Thank you for this beautiful poem to the land and the people who nurtured it for millennia.
I found this well-researched and beautifully-written piece utterly absorbing ….I grew up near Thornton Creek, which runs through and near Nathan Hale High School fields. As teenagers, we knew nothing, were taught nothing about the tribal use of this important waterway. According to King County data, salmonid species in the creek include Chinook salmon, coho salmon, coastal cutthroat trout, steelhead, and rainbow trout. I’ve always wondered why more attention wasn’t paid to this important area….and thanks to David Buerge, a clearer picture emerges. I deeply appreciate this, and am sharing it.

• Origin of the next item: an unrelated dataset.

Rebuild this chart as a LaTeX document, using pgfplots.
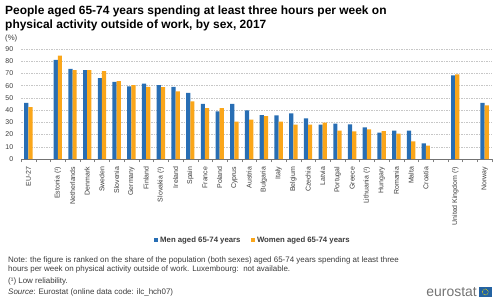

This is a wonderful article, beautifully written and thought-provoking in so many directions.
Thank you, Mr. Buerge, for this elegant article. It will be interesting to follow the details of the archaeological work to be done at John Rogers and the Ballinger Way roundabout.
On the subject of names, how Thornton Creek came to be called Thornton has been determined a mystery at least for now. The name appears on early maps before the two previously suggested namesakes are documented here. An article for another day?
“When a person born at the village died, even if they had married out and lived distantly, their soul traveled the spectral road from their birth village to the land of the dead, and their bones would be boxed in trees at the village cemetery. ” — Just a pull quote so that I can say, again, how beautifully written this piece is.
This was a beautifully written, informative, thought-provoking article. I found myself particularly ruminating on the concept of religion as “to bind together”. How different the communal aspect of the Natives’ life choices were compared to the control, coersion, and corruption exercised by even originally pure concepts of faith once those concepts became codified into organized religion in Western Cultures.